INFORMATION SHOWN →
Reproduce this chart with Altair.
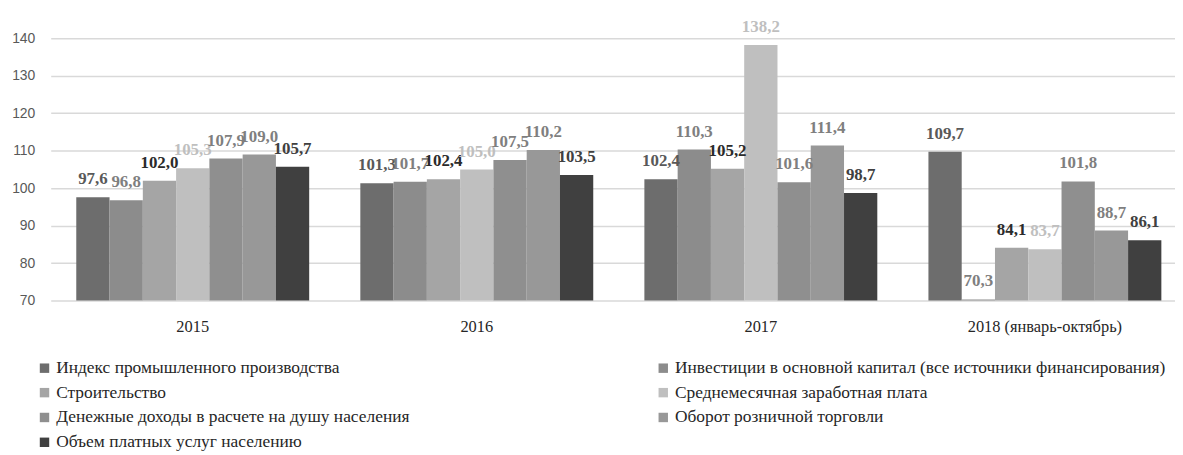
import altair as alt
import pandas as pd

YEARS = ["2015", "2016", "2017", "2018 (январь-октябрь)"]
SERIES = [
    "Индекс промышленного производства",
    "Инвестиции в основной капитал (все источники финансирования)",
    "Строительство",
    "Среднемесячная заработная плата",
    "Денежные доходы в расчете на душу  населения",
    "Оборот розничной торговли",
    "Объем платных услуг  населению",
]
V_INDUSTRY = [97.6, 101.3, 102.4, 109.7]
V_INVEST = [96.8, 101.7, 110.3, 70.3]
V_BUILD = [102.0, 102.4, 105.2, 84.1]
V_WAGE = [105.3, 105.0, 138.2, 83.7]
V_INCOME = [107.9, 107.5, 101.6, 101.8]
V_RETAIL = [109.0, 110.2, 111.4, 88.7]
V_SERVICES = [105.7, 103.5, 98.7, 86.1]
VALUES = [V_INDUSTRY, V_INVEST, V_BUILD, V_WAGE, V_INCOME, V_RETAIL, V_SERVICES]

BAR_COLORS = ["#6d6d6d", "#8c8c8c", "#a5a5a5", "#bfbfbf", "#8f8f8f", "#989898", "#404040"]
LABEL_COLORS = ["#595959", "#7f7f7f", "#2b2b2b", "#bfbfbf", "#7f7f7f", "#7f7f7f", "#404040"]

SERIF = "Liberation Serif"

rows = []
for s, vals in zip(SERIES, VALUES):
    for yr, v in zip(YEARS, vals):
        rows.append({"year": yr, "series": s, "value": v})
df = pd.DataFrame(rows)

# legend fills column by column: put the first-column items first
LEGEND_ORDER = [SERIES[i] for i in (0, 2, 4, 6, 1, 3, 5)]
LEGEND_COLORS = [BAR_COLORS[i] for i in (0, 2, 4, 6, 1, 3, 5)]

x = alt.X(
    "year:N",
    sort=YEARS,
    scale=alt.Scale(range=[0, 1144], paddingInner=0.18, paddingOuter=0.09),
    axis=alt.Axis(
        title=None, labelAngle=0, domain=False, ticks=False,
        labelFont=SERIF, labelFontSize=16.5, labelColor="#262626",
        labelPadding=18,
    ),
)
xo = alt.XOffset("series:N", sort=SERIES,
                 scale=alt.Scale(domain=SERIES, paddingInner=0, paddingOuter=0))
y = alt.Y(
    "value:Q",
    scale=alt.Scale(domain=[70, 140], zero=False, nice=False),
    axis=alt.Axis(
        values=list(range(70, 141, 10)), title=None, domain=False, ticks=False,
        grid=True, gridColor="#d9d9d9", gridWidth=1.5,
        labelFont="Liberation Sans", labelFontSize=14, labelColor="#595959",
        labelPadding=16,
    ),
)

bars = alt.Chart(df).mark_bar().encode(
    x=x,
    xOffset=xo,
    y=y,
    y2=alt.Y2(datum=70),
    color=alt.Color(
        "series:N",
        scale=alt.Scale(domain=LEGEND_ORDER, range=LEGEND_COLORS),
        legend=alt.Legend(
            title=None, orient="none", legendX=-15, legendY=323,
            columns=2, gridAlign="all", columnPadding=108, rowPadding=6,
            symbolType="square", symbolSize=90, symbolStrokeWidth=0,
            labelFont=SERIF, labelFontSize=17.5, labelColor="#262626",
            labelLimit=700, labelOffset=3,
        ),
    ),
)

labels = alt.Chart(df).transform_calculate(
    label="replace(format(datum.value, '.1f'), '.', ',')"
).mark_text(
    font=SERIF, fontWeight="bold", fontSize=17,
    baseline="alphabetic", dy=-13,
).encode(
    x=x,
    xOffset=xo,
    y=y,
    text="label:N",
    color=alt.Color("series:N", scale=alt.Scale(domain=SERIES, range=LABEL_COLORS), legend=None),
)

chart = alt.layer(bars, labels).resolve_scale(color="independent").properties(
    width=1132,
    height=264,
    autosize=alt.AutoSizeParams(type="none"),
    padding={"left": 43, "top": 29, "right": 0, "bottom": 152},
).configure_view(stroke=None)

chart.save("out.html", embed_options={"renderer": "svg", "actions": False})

WHAT IS REQUIRED → Reproduce the material above exactly, first line through the line that contains "import pandas as pd", minus the pictures.

FULL OUTPUT →
Reproduce this chart with Altair.
import altair as alt
import pandas as pd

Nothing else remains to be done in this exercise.